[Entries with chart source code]
........
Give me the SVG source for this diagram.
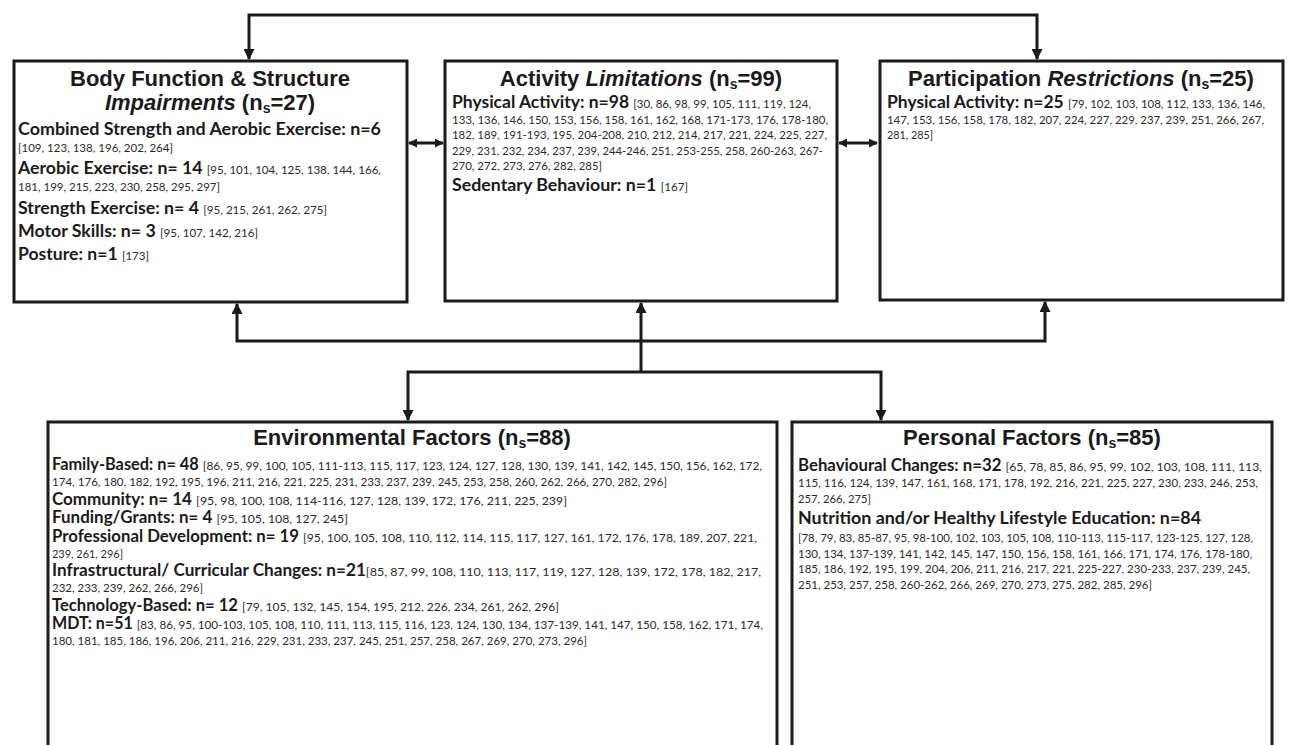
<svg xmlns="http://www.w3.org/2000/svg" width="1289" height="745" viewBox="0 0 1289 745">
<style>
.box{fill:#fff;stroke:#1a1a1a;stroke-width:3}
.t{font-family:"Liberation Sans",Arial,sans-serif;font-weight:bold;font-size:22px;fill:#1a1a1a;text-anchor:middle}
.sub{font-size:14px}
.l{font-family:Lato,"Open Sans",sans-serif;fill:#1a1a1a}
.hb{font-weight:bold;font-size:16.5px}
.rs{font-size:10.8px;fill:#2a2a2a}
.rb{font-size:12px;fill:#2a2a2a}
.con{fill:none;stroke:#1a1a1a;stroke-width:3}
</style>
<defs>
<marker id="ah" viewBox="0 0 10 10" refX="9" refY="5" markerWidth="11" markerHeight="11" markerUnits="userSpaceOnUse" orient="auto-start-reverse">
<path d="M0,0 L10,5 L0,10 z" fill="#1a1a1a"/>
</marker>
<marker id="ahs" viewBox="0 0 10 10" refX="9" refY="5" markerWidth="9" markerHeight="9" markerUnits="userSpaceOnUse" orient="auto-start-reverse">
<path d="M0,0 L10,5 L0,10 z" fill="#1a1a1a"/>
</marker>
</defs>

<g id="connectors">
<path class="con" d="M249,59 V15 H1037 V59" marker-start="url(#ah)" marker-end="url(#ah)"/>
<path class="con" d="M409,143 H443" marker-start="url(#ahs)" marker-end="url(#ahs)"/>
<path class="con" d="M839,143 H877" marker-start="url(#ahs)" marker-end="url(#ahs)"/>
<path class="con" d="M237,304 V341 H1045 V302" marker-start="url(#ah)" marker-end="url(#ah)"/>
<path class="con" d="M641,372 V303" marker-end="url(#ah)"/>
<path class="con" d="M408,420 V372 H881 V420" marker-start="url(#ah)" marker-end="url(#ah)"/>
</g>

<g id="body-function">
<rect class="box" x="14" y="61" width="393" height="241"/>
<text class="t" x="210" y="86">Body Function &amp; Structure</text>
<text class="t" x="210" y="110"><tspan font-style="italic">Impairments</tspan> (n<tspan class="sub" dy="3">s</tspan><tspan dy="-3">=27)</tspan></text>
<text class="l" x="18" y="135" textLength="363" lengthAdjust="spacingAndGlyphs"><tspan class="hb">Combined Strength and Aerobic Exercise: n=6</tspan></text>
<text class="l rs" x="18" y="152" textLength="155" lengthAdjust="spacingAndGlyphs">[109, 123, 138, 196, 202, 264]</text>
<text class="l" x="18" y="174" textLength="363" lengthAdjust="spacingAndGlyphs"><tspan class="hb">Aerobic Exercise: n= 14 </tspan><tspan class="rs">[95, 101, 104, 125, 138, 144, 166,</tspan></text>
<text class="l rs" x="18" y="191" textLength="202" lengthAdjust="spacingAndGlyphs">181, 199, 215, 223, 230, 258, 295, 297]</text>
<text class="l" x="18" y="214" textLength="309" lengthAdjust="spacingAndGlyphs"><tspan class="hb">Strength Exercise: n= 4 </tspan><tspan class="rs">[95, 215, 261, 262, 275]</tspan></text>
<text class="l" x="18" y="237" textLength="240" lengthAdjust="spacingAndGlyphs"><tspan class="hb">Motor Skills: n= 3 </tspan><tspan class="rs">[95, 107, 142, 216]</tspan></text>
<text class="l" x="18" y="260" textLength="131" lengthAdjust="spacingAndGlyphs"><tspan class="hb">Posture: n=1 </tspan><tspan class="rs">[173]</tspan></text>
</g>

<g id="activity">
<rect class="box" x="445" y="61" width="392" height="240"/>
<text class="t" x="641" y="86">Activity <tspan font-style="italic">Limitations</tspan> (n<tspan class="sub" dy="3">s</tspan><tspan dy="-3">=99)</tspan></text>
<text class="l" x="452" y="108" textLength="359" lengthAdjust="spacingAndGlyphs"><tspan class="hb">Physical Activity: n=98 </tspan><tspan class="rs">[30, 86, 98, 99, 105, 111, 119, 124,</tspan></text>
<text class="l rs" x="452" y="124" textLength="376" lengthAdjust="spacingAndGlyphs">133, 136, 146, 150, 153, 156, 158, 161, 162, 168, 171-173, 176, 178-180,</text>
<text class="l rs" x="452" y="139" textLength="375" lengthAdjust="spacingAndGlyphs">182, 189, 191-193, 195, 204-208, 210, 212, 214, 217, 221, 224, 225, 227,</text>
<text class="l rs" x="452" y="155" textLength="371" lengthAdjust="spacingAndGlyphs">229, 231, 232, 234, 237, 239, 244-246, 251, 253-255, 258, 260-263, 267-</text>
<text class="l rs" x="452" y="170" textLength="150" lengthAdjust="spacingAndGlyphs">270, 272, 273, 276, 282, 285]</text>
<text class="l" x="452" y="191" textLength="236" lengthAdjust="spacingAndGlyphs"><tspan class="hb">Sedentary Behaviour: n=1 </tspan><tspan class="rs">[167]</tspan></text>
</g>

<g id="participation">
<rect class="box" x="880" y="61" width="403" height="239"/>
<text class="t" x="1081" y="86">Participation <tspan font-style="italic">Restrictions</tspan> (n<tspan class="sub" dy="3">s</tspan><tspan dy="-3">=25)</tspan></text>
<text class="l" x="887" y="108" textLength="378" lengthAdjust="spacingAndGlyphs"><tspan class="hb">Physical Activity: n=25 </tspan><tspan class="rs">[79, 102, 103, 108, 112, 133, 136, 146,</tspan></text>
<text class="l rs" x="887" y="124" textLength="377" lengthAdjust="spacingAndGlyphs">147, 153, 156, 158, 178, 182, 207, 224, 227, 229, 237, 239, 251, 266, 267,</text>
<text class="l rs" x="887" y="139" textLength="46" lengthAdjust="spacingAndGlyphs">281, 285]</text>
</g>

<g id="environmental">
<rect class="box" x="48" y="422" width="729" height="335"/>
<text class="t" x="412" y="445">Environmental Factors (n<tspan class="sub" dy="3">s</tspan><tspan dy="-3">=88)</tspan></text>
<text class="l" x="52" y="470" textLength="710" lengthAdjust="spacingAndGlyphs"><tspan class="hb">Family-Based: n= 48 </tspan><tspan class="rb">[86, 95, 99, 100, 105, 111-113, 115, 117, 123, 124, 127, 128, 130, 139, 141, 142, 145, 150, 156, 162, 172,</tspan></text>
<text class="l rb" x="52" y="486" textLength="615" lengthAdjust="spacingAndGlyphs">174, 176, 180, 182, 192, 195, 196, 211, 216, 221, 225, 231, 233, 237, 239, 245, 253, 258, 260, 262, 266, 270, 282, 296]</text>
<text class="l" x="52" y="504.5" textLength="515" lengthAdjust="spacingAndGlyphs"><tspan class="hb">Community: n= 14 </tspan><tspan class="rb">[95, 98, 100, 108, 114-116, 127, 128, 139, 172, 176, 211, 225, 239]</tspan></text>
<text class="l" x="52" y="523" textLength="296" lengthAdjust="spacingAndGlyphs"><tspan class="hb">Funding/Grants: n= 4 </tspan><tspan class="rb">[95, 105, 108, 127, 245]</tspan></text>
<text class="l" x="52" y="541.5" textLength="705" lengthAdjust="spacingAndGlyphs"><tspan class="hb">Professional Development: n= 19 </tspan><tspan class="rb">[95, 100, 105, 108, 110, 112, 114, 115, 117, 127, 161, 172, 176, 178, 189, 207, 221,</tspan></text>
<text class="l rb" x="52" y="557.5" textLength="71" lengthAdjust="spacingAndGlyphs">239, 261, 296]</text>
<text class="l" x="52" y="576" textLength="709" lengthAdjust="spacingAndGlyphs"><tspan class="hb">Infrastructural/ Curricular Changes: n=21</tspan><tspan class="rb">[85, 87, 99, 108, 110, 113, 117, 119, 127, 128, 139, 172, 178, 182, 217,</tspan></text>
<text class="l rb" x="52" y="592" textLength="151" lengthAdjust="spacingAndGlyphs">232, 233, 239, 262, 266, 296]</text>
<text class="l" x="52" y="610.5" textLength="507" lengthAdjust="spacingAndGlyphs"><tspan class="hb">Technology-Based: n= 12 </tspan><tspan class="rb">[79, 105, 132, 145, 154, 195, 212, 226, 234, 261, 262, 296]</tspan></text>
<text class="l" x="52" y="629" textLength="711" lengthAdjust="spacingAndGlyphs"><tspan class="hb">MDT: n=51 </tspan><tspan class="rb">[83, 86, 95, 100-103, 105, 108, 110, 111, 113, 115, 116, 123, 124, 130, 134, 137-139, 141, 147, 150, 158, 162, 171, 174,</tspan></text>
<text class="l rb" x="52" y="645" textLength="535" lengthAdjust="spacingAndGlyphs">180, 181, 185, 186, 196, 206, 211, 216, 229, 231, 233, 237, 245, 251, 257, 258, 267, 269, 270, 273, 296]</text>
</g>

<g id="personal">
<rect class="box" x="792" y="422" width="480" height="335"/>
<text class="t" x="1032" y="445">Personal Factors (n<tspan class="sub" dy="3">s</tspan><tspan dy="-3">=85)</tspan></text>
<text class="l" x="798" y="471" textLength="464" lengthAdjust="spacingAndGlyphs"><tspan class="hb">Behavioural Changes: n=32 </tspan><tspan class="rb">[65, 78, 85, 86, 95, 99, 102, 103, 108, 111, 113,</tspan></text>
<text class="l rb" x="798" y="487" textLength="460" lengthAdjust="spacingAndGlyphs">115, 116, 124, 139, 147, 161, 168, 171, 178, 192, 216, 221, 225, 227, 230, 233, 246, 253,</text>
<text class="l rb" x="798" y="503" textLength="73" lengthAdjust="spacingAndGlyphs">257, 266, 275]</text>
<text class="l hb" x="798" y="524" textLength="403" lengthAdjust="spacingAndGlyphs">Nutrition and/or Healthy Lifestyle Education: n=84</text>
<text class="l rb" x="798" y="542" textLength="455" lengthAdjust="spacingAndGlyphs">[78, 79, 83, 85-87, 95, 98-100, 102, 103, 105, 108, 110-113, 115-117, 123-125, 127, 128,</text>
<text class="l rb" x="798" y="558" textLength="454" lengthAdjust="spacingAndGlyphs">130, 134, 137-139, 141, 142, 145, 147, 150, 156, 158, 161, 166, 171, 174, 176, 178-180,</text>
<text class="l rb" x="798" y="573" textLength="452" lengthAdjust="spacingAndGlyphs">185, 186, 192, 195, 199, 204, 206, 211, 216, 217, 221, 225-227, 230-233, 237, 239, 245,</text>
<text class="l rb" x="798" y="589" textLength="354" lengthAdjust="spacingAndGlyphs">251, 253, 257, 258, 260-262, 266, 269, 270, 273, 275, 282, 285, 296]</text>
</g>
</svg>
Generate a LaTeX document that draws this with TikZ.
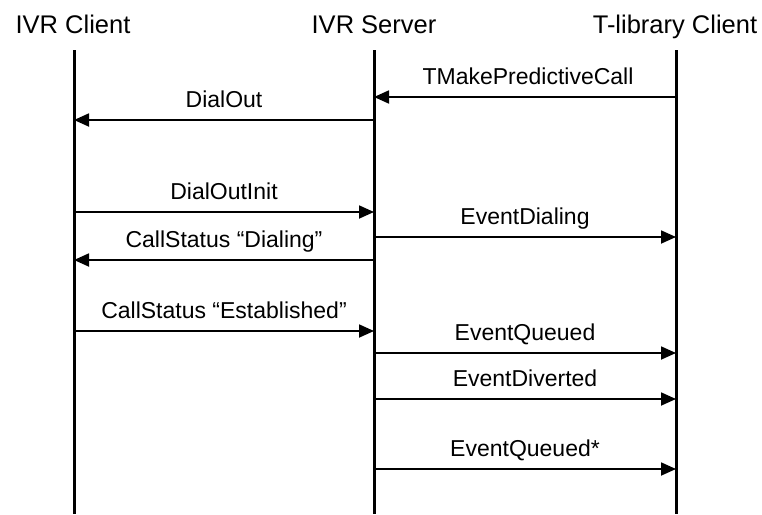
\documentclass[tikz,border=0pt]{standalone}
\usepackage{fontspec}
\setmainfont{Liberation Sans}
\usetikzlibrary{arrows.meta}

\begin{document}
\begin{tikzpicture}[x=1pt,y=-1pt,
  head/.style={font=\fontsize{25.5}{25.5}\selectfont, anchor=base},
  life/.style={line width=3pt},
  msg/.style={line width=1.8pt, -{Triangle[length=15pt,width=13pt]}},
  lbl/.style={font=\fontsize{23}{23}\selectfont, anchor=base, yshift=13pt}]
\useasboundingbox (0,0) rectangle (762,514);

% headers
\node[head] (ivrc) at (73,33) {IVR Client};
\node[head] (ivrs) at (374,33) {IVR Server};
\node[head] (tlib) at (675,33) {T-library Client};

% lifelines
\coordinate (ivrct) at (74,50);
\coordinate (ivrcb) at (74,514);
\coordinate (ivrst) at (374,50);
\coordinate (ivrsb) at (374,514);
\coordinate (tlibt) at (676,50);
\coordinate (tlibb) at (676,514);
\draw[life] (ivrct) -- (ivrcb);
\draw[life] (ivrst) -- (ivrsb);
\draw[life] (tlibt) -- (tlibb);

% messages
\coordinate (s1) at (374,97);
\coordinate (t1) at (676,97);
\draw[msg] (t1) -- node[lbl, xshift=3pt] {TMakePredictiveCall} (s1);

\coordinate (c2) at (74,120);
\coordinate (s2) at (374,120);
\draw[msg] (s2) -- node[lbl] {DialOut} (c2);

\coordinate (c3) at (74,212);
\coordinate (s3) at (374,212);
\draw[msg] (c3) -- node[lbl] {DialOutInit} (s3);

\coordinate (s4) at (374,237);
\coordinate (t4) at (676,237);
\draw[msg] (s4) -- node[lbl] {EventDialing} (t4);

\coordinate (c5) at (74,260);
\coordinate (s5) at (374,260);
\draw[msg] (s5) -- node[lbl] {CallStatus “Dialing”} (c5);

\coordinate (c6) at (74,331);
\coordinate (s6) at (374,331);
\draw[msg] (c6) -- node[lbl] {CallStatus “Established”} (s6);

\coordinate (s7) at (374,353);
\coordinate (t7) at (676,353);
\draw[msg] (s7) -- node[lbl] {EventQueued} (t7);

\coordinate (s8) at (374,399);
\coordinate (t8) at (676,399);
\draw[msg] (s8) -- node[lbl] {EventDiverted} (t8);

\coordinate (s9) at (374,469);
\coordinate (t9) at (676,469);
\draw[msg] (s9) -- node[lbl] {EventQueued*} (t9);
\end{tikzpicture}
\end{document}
........
THE TASK: Extract the part of the records that opens with the line containing "Generate a LaTeX" and closes with the line containing "-- node[lbl, xshift=3pt]". Take only those lines, exactly, and no pictures.

ANSWER TO THIS PROBLEM:
Generate a LaTeX document that draws this with TikZ.
\documentclass[tikz,border=0pt]{standalone}
\usepackage{fontspec}
\setmainfont{Liberation Sans}
\usetikzlibrary{arrows.meta}

\begin{document}
\begin{tikzpicture}[x=1pt,y=-1pt,
  head/.style={font=\fontsize{25.5}{25.5}\selectfont, anchor=base},
  life/.style={line width=3pt},
  msg/.style={line width=1.8pt, -{Triangle[length=15pt,width=13pt]}},
  lbl/.style={font=\fontsize{23}{23}\selectfont, anchor=base, yshift=13pt}]
\useasboundingbox (0,0) rectangle (762,514);

% headers
\node[head] (ivrc) at (73,33) {IVR Client};
\node[head] (ivrs) at (374,33) {IVR Server};
\node[head] (tlib) at (675,33) {T-library Client};

% lifelines
\coordinate (ivrct) at (74,50);
\coordinate (ivrcb) at (74,514);
\coordinate (ivrst) at (374,50);
\coordinate (ivrsb) at (374,514);
\coordinate (tlibt) at (676,50);
\coordinate (tlibb) at (676,514);
\draw[life] (ivrct) -- (ivrcb);
\draw[life] (ivrst) -- (ivrsb);
\draw[life] (tlibt) -- (tlibb);

% messages
\coordinate (s1) at (374,97);
\coordinate (t1) at (676,97);
\draw[msg] (t1) -- node[lbl, xshift=3pt] {TMakePredictiveCall} (s1);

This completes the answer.